The plaque will be installed in the lobby of the Cecil County Administration building — across from the Elk Room that serves as council chambers — so that the names of the fallen soldiers will be enshrined for years to come.
“The service members we honor today come from all walks of life, and they epitomize our values of bravery, resolve, selflessness and integrity,” McCarthy said before a crowd on Tuesday. “These soldiers did not go to battle for the desire to fight, but they went to serve our nation.”
The plaque is dedicated to Spc. David Nelson Clayton of Perryville; Lance Cpl. Gregory Scott Copenhaver of Port Deposit; Pfc. Marshall Franklin Freng of Elkton; Pfc. Donald C. McAllister, Jr. of Elkton; Cpl. Michael Duane Rolfe of Rising Sun; Warrant Officer Ray Levi Reynolds of Rising Sun; Spc. George Robinson of Elkton; Pfc. Thomas Valentine Ruff, Jr. of Elkton; and Spc. Marion Neal Tapp of Port Deposit.
County Department of Public Works Director Scott Flanigan read the named out loud at the end of the ceremony.
McCarthy and Meffley also unveiled a memorial wreath to commemorate the fallen soldiers as well.
The ceremony served as local tribute, since the nine soldiers are among 58,000 names on the Vietnam Memorial Wall. A smaller version of the Wall made it to Easton last summer, and McCarthy and Meffley — both Vietnam-era veterans — visited it to hear the nine names read out.
“If you’ve never been to the Wall, it’s an experience. It’s long and granite and covered in tiny words,” Meffley told the crowd. “But as you move closer, the names come into focus: names of soldiers, sons, daughters, brothers, fathers and lovers all frozen in time.”
The council president noted that there’s 15,000 men and women from the Delmarva region on the Wall. He said he was one of the lucky ones, since he was one of the last drafted and sent to Germany.
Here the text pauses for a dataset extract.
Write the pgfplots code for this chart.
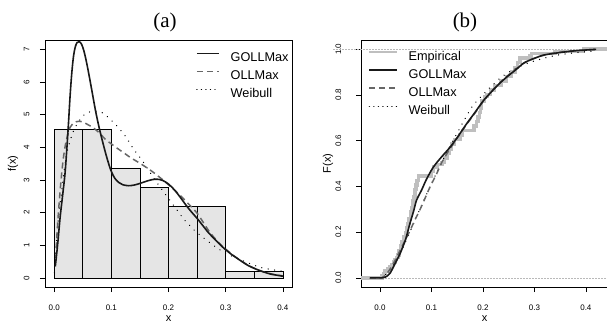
\documentclass[border=0pt]{standalone}
\usepackage{pgfplots}
\pgfplotsset{compat=1.18}
\usepackage{fontspec}
\setmainfont{Liberation Sans}
\newfontfamily\tnr{Liberation Serif}
\newcommand\lf{\fontsize{12.7}{14}\selectfont}
\pgfplotsset{rbase/.style={
  anchor=south west, scale only axis, width=247pt, height=247pt,
  axis line style={line width=0.7pt, black},
  tick align=outside, xtick pos=bottom, ytick pos=left, major tick length=5pt,
  every tick/.style={black, line width=0.6pt},
  tick label style={font=\fontsize{8}{9}\selectfont},
  /pgf/number format/assume math mode=true,
  xticklabel style={anchor=center, yshift=-15.7pt, /pgf/number format/.cd, fixed, fixed zerofill, precision=1},
  label style={font=\fontsize{11}{12}\selectfont},
  xlabel style={at={(axis description cs:0.5,-0.1296)}, anchor=center},
  legend cell align=left,
  every axis title shift=0pt,
}}
\begin{document}
\begin{tikzpicture}
\useasboundingbox (0pt,0pt) rectangle (607pt,324pt);
% ---------------- (a) ----------------
\begin{axis}[rbase, at={(45pt,37pt)},
  xmin=-0.016, xmax=0.416, ymin=-0.28, ymax=7.28,
  xtick={0,0.1,0.2,0.3,0.4}, ytick={0,1,2,3,4,5,6,7},
  yticklabel style={anchor=center, xshift=-13.3pt, rotate=90},
  xlabel={x}, ylabel={f(x)},
  ylabel style={at={(axis description cs:-0.1296,0.5)}, anchor=center},
  title={\tnr\fontsize{21}{24}\selectfont (a)},
  title style={at={(axis description cs:0.486,1.071)}, anchor=center, yshift=0pt},
  legend style={at={(axis description cs:0.611,0.95)}, anchor=north west, draw=none, fill=none,
    font=\lf, inner sep=0pt, row sep=8.7pt,
    nodes={inner sep=0pt, text height=8.6pt, text depth=0pt}},
  legend image code/.code={\draw[#1] (0pt,4.3pt) -- (22pt,4.3pt); \path (33pt,0pt);},
]
\addplot[ybar interval, fill=gray!20, draw=black, line width=0.6pt, forget plot] coordinates {
(0,4.554) (0.05,4.554) (0.1,3.366) (0.15,2.772) (0.2,2.178) (0.25,2.178) (0.3,0.198) (0.35,0.198) (0.4,0)};
% Weibull
\addplot[black, line width=1.4pt, line cap=round, dash pattern=on 0.01pt off 6.5pt, smooth, forget plot] coordinates {
(0.0005,0.15) (0.0017,0.54) (0.0076,1.86) (0.0134,2.68) (0.022,3.8) (0.034,4.5) (0.048,4.91) (0.06,5.07) (0.073,5.1) (0.086,5.04)
(0.1066,4.71) (0.124,4.35) (0.1386,3.95) (0.156,3.54) (0.179,2.93) (0.2026,2.37) (0.2288,1.76) (0.249,1.40) (0.278,1.0)
(0.3017,0.74) (0.339,0.46) (0.363,0.31) (0.389,0.23) (0.4,0.2)};
% OLLMax
\addplot[gray!80!black, line width=1.5pt, dash pattern=on 6pt off 4pt, smooth, forget plot] coordinates {
(0.003,0.6) (0.0047,1.25) (0.0075,2.0) (0.0105,2.68) (0.0135,3.25) (0.0163,3.69) (0.02,4.1) (0.024,4.4) (0.028,4.61) (0.035,4.75)
(0.0425,4.79) (0.05,4.77) (0.06,4.68) (0.0687,4.59) (0.08,4.42) (0.089,4.25) (0.1,4.1) (0.11,3.97) (0.12,3.85) (0.1328,3.69)
(0.145,3.56) (0.156,3.44) (0.1735,3.23) (0.19,3.0) (0.2,2.85) (0.217,2.58) (0.2375,2.22) (0.25,1.98) (0.26,1.72) (0.27,1.45)
(0.28,1.23) (0.29,1.04) (0.3,0.88) (0.32,0.6) (0.34,0.38) (0.36,0.22) (0.38,0.12) (0.4,0.06)};
% GOLLMax
\addplot[black!90, line width=1.6pt, smooth, forget plot] coordinates {
(0.002,0.35) (0.006,1.0) (0.0105,1.86) (0.015,2.55) (0.019,3.19) (0.022,3.9) (0.025,4.71) (0.028,5.6) (0.031,6.3) (0.034,6.8)
(0.037,7.07) (0.040,7.2) (0.044,7.23) (0.048,7.15) (0.052,6.95) (0.056,6.65) (0.060,6.3) (0.066,5.73) (0.072,5.15) (0.078,4.65)
(0.085,4.15) (0.092,3.69) (0.099,3.3) (0.106,3.05) (0.113,2.92) (0.12,2.85) (0.13,2.82) (0.14,2.84) (0.15,2.89) (0.16,2.95)
(0.17,3.0) (0.18,3.02) (0.19,2.98) (0.2,2.87) (0.21,2.7) (0.22,2.48) (0.23,2.24) (0.24,2.02) (0.25,1.82) (0.26,1.6) (0.27,1.38)
(0.28,1.2) (0.29,1.02) (0.3,0.86) (0.31,0.72) (0.32,0.6) (0.33,0.48) (0.34,0.37) (0.35,0.29) (0.36,0.22) (0.37,0.16) (0.38,0.11)
(0.39,0.08) (0.4,0.05)};
\addlegendimage{black!90, line width=1.6pt}
\addlegendentry{\lf GOLLMax}
\addlegendimage{gray!80!black, line width=1.5pt, dash pattern=on 6pt off 4pt}
\addlegendentry{\lf OLLMax}
\addlegendimage{black, line width=1.4pt, line cap=round, dash pattern=on 0.01pt off 4.5pt}
\addlegendentry{\lf Weibull}
\end{axis}
% ---------------- (b) ----------------
\begin{axis}[rbase, at={(361pt,37pt)}, clip=false,
  xmin=-0.037, xmax=0.443, ymin=-0.04, ymax=1.04,
  xtick={0,0.1,0.2,0.3,0.4}, ytick={0,0.2,0.4,0.6,0.8,1.0},
  yticklabel style={anchor=center, xshift=-17.7pt, rotate=90, /pgf/number format/.cd, fixed, fixed zerofill, precision=1},
  xlabel={x}, ylabel={F(x)},
  ylabel style={at={(axis description cs:-0.1336,0.5)}, anchor=center},
  title={\tnr\fontsize{21}{24}\selectfont (b)},
  title style={at={(axis description cs:0.421,1.071)}, anchor=center, yshift=0pt},
  legend style={at={(axis description cs:0.028,0.957)}, anchor=north west, draw=none, fill=none,
    font=\lf, inner sep=0pt, row sep=8.7pt,
    nodes={inner sep=0pt, text height=8.6pt, text depth=0pt}},
  legend image code/.code={\draw[#1] (0pt,4.3pt) -- (28pt,4.3pt); \path (38pt,0pt);},
]
\addplot[gray!55, line width=0.6pt, dash pattern=on 1.5pt off 1.5pt, forget plot] coordinates {(-0.091,1) (0.443,1)};
\addplot[gray!55, line width=0.6pt, dash pattern=on 1.5pt off 1.5pt, forget plot] coordinates {(-0.037,0) (0.443,0)};
% Empirical
\addplot[gray!50, line width=3.5pt, const plot, forget plot] coordinates {
(-0.037,0) (0.004,0.0099) (0.007,0.0198) (0.010,0.0297) (0.015,0.0396) (0.019,0.0495) (0.022,0.0594) (0.026,0.0693)
(0.029,0.0792) (0.032,0.0891) (0.035,0.0990) (0.037,0.1188) (0.040,0.1386) (0.043,0.1584) (0.046,0.1782) (0.049,0.1980)
(0.051,0.2178) (0.053,0.2376) (0.056,0.2574) (0.059,0.2871) (0.0615,0.3069) (0.064,0.3366) (0.066,0.3564) (0.068,0.3861)
(0.070,0.4059) (0.072,0.4257) (0.0745,0.4455) (0.100,0.4653) (0.1035,0.4851) (0.112,0.4950) (0.120,0.5050) (0.125,0.5248)
(0.130,0.5446) (0.135,0.5644) (0.139,0.5842) (0.145,0.6040) (0.155,0.6238) (0.160,0.6436) (0.183,0.6634) (0.187,0.6832)
(0.190,0.7030) (0.193,0.7228) (0.195,0.7426) (0.197,0.7723) (0.203,0.7921) (0.208,0.8020) (0.215,0.8218) (0.222,0.8416)
(0.235,0.8614) (0.246,0.8812) (0.255,0.9010) (0.262,0.9208) (0.267,0.9406) (0.272,0.9604) (0.291,0.9703) (0.294,0.9802)
(0.340,0.9901) (0.395,1.0) (0.443,1.0)};
% Weibull
\addplot[black, line width=1.4pt, line cap=round, dash pattern=on 0.01pt off 6.5pt, smooth, forget plot] coordinates {
(0.0,0) (0.01,0.012) (0.02,0.035) (0.03,0.07) (0.04,0.112) (0.05,0.16) (0.06,0.21) (0.07,0.262) (0.08,0.313) (0.09,0.363)
(0.1,0.412) (0.11,0.46) (0.12,0.505) (0.136,0.575) (0.152,0.642) (0.165,0.695) (0.181,0.755) (0.204,0.81) (0.223,0.852)
(0.236,0.878) (0.26,0.912) (0.285,0.937) (0.31,0.955) (0.34,0.972) (0.37,0.982) (0.405,0.99) (0.42,0.993)};
% OLLMax
\addplot[gray!80!black, line width=1.5pt, dash pattern=on 6pt off 4pt, smooth, forget plot] coordinates {
(-0.02,0) (0.003,0) (0.01,0.01) (0.02,0.04) (0.03,0.08) (0.04,0.125) (0.05,0.17) (0.058,0.205) (0.066,0.245) (0.0744,0.283)
(0.084,0.33) (0.097,0.397) (0.11,0.455) (0.12,0.505) (0.136,0.565) (0.152,0.618) (0.168,0.67) (0.185,0.722) (0.2,0.77)
(0.217,0.815) (0.233,0.852) (0.25,0.888) (0.265,0.915) (0.28,0.94) (0.3,0.96) (0.32,0.975) (0.35,0.987) (0.38,0.994) (0.42,0.999)};
% GOLLMax
\addplot[black!90, line width=1.6pt, smooth, forget plot] coordinates {
(-0.02,0) (0.005,0) (0.010,0.003) (0.015,0.01) (0.020,0.022) (0.026,0.048) (0.032,0.075) (0.039,0.106) (0.045,0.14)
(0.050,0.17) (0.058,0.237) (0.065,0.29) (0.071,0.34) (0.081,0.385) (0.090,0.43) (0.1035,0.484) (0.12,0.53) (0.136,0.571)
(0.152,0.62) (0.168,0.673) (0.185,0.725) (0.2006,0.774) (0.217,0.815) (0.233,0.852) (0.25,0.885) (0.265,0.912) (0.28,0.94)
(0.30,0.96) (0.32,0.975) (0.35,0.985) (0.38,0.993) (0.42,0.999)};
\addlegendimage{gray!50, line width=2.5pt}
\addlegendentry{\lf Empirical}
\addlegendimage{black!90, line width=1.6pt}
\addlegendentry{\lf GOLLMax}
\addlegendimage{gray!80!black, line width=1.5pt, dash pattern=on 6pt off 4pt}
\addlegendentry{\lf OLLMax}
\addlegendimage{black, line width=1.4pt, line cap=round, dash pattern=on 0.01pt off 4.5pt}
\addlegendentry{\lf Weibull}
\end{axis}
\end{tikzpicture}
\end{document}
“A lot of the friends I had that were engineers went to Vietnam and never came back,” Meffley said. “So this is very heartfelt, very moving for me.”
In his comments, McCarthy said that visiting the wall was a moving experience and he would never forget the faces of grief.
“Most [who served] volunteered, but they didn’t volunteer to leave their families behind,” he said. “They were ordinary people, much like you and I. What makes America great is not our wealth but our great values and our willingness to defend them from all enemies. America stands as a land of liberty of opportunity, a global defender of freedom and peace, as well as a beacon of hope for all nations.”